# Looking for a maxi-ball lubricating tool



## saugmon (Jun 14, 2006)

I have a large cache of poured Maxi-balls and I lost my lubricating tool that I used on them years ago.Not sure who made it,but it was a clear plastic red one. Just screw it on a tube of maxi-lube,run the maxi-balls thru it,and squeeze.Pretty messy,but very effective. I've looked at a lot of sites but can't find anything remotely close to this tool.

Anyone now how I can get a hold of one,or something that'll do the same job on poured maxi-balls?


----------



## bobk (Apr 30, 2004)

http://www.gunauction.com/buy/12874276


----------



## ironman172 (Apr 12, 2009)

the one BobK supplied is over....but ebay has a few current auctions of the same tool 
http://www.ebay.com/sch/i.html?_fro...mpson/Center+Pre-Luber+for+.50+Cal.+&_sacat=0


----------



## FISNFOOL (May 12, 2009)

If you can not find one, theses are 2005 prices listed for homemade unit.

http://www.myhuntingforum.com/hunting_forum/index.php?topic=9206.0


----------



## FISNFOOL (May 12, 2009)

Found this statement while looking to help OP. Good idea for storing lubed maxi's.

"When I had my Hawken, I would lube my Maxi's by hand with T/C's or CVA's yellow non-petrol lube (they were both the same). I wrapped the maxi's in wax paper and crimped the ends tight. That helped keep the lube soft and on the bullet. When I wanted to load one, I would tear off the bottom of the wax paper and squeezed the bullet into the end of the barrel out of the wax paper. No mess, no fuss."

If you have a machinist friend, maybe he can make you one of these, see PDF.


----------



## saugmon (Jun 14, 2006)

That is it bobk. I searched black powder accessories at ebay and nothing. Mighty steep price on 1 little pc of plastic.

I'm going to try the pvc one mentioned by FISNFOOL.

Thanks for the info guys!!!


----------



## saugmon (Jun 14, 2006)

Got everything today for $3.71 at lowes.

1/2" cpvc T - Drilled all the way thru for 1/2"=26¢
1/2"-in adptfcpvc54929/949=77¢
1' of 1/2" vinyl tubing=45¢
4 pk superglue=$1.98,but should only need 1= 50¢

I didn't finish reading that link where ducky said to use 1/2" CPVC pipe instead of vinyl tubing on the lube-T connection. Gotta pick up a pc of it next trip. I still need a tube of bore butter before I put it all together.

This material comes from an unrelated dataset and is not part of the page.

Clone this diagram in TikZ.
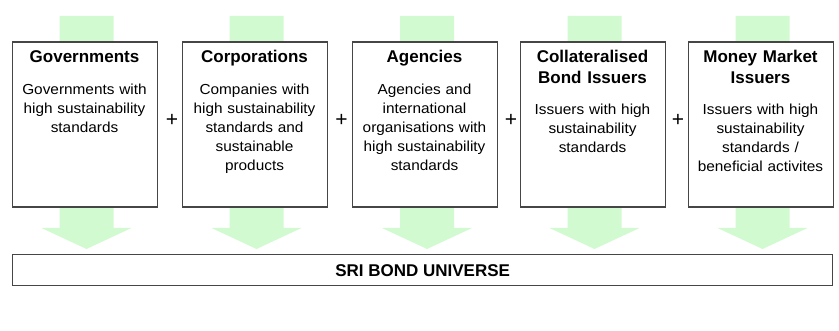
\documentclass[tikz,border=0pt]{standalone}
\usepackage{fontspec}
\setmainfont{Liberation Sans}
\newfontfamily\bodyfont[FakeStretch=1.06]{Liberation Sans}
\definecolor{arrowgreen}{RGB}{210,250,208}
\definecolor{boxgray}{RGB}{70,70,70}
\begin{document}
\begin{tikzpicture}[x=1pt,y=-1pt,
  srcbox/.style={draw=boxgray, line width=1.3pt, fill=white, minimum width=145pt, minimum height=165pt, inner sep=0pt, anchor=north west},
  titletext/.style={font=\fontsize{17}{21}\selectfont\bfseries, text width=140pt, align=center, inner sep=0pt, anchor=base},
  bodytext/.style={font=\bodyfont\fontsize{14.5}{19}\selectfont, text width=142pt, align=center, inner sep=0pt, anchor=base},
  plussign/.style={font=\fontsize{21}{21}\selectfont, inner sep=0pt},
  flowarrow/.style={fill=arrowgreen, draw=none},
  unibox/.style={draw=boxgray, line width=1.3pt, fill=white, minimum width=820pt, minimum height=31pt, inner sep=0pt, anchor=north west, font=\fontsize{17}{20}\selectfont\bfseries}
  ]
\useasboundingbox (0,0) rectangle (839,331);
% flow arrows behind the boxes
\foreach \c in {86.5,256.5,427,594.5,762.5}{
  \fill[flowarrow] (\c-27,16) -- (\c+27,16) -- (\c+27,228) -- (\c+45,228) -- (\c,249) -- (\c-45,228) -- (\c-27,228) -- cycle;
}
% source boxes
\node[srcbox] (gov) at (12,41.5) {};
\node[srcbox] (corp) at (182,41.5) {};
\node[srcbox] (agen) at (352,41.5) {};
\node[srcbox] (coll) at (520,41.5) {};
\node[srcbox] (mm) at (688,41.5) {};
% titles
\node[titletext] (govtitle) at (84.5,63) {Governments};
\node[titletext] (corptitle) at (254.5,63) {Corporations};
\node[titletext] (agentitle) at (424.5,63) {Agencies};
\node[titletext] (colltitle) at (592.5,63) {Collateralised\\Bond Issuers};
\node[titletext] (mmtitle) at (760.5,63) {Money Market\\Issuers};
% bodies
\node[bodytext] (govbody) at (84.5,95) {Governments with\\high sustainability\\standards};
\node[bodytext] (corpbody) at (254.5,95) {Companies with\\high sustainability\\standards and\\sustainable\\products};
\node[bodytext] (agenbody) at (424.5,95) {Agencies and\\international\\organisations with\\high sustainability\\standards};
\node[bodytext] (collbody) at (592.5,115) {Issuers with high\\sustainability\\standards};
\node[bodytext] (mmbody) at (760.5,115) {Issuers with high\\sustainability\\standards /\\beneficial activites};
% plus signs
\node[plussign] (p1) at (172,120) {+};
\node[plussign] (p2) at (341.5,120) {+};
\node[plussign] (p3) at (511,120) {+};
\node[plussign] (p4) at (678,120) {+};
% universe
\node[unibox] (universe) at (12,254) {SRI BOND UNIVERSE};
\end{tikzpicture}
\end{document}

Here's duckey's pic, but I added something extra to it:


----------



## FISNFOOL (May 12, 2009)

Look for a 1/2' close CPVC glue nipple. It will put the fittings together almost touching to make the unit smaller in length. If not Home Depot sells short length of CPVC from a cart in the plumbing aisle. Then cut a piece small enough to make the fittings almost touch. Lowes may do the same if no Home Depot in Your area.


----------



## saugmon (Jun 14, 2006)

That vinyl shrinks so when I glued it to the Tee, I ran a 1/2" dowel rod through it until it dried. Did same to other side. I also used a 1/2" pc of pipe from the threaded fitting to the Tee instead of vinyl like in the description. Duckey recommended it in the fine print of his post.

Got it all put together,just gotta round up a tube of bore butter. None around me locally.


----------